I Motivi della decisione

  1. Violazione procedurale:
    Il Tribunale ha rilevato una grave violazione procedurale da parte della società, che ha licenziato il lavoratore senza una preventiva contestazione disciplinare e senza concedere un termine per le sue difese. La comunicazione del licenziamento è stata considerata come una sanzione disciplinare inflitta senza seguire le procedure previste dall’art. 7 St. Lav., rendendo così nullo il provvedimento.
  2. Requisito occupazionale:
    Per l’applicazione delle tutele previste dall’art. 3 DLgs. 23/2015, il Tribunale ha stabilito che il computo dei lavoratori deve riferirsi esclusivamente ai dipendenti impiegati in Italia. Le recenti pronunce della Corte di Cassazione indicano che, per società estere con sede secondaria in Italia, il calcolo del numero dei dipendenti ai fini dell’art. 18 St. Lav. deve riguardare solo i lavoratori presenti sul territorio nazionale.
  3. Insussistenza del requisito dimensionale:
    Considerato che la società ha un solo dipendente in Italia, il Tribunale ha concluso che non si raggiungono i requisiti dimensionali previsti per l’applicazione delle tutele dell’art. 18 St. Lav. Pertanto, il licenziamento del ricorrente può essere tutelato solo ai sensi dell’art. 9 DLgs. 23/2015, che prevede un’indennità risarcitoria pari a sei mensilità di retribuzione.
  4. Mancata valorizzazione dell’auto aziendale:
    La domanda del ricorrente relativa alla valorizzazione economica dell’auto aziendale è stata respinta. Il Tribunale ha rilevato che il veicolo, pur acquistato con fondi della società, era di proprietà del lavoratore e utilizzato per scopi personali e professionali. Non vi è stato alcun diritto alla valorizzazione economica del benefit in busta paga.

Conclusioni

La sentenza del Tribunale di Milano sottolinea l’importanza di seguire rigorosamente le procedure disciplinari previste dalla legge. La decisione chiarisce che, in caso di società estere con sedi secondarie in Italia, il calcolo del requisito dimensionale per l’applicabilità delle tutele dell’art. 18 St. Lav. deve riguardare solo i dipendenti impiegati in Italia.

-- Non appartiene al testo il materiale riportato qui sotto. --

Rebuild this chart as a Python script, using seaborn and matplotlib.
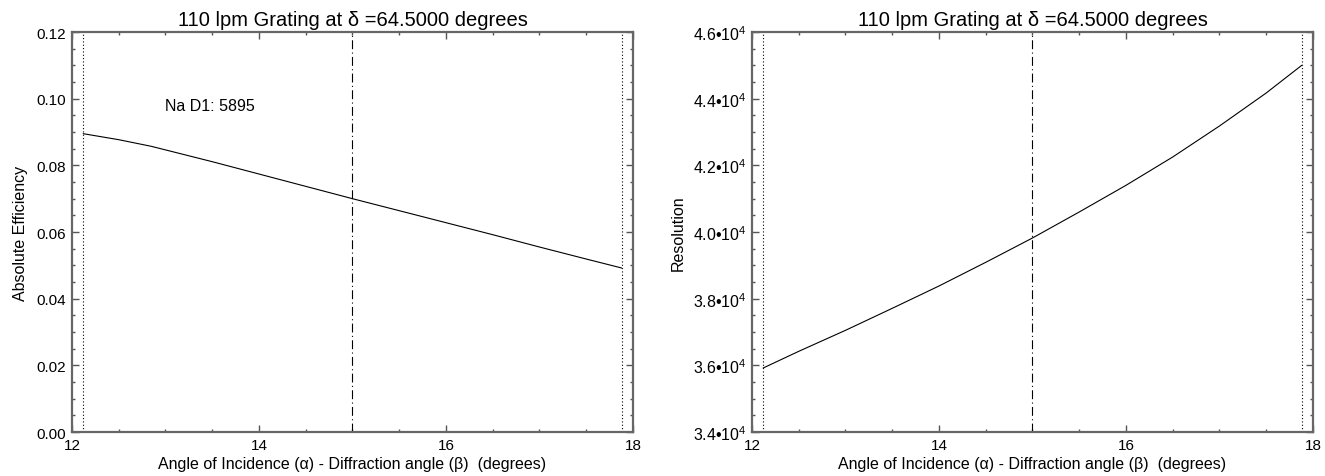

Inoltre, la sentenza ribadisce che la violazione delle procedure disciplinari può rendere nullo il licenziamento, anche quando vi siano presunte carenze di performance da parte del lavoratore. La decisione evidenzia l’importanza di garantire un equo processo disciplinare e di rispettare i diritti dei lavoratori, offrendo una tutela adeguata anche nelle situazioni di piccole imprese.

Questa sentenza rappresenta un importante riferimento per i futuri casi di licenziamento disciplinare e per l’interpretazione delle normative relative ai requisiti dimensionali delle imprese estere operanti in Italia.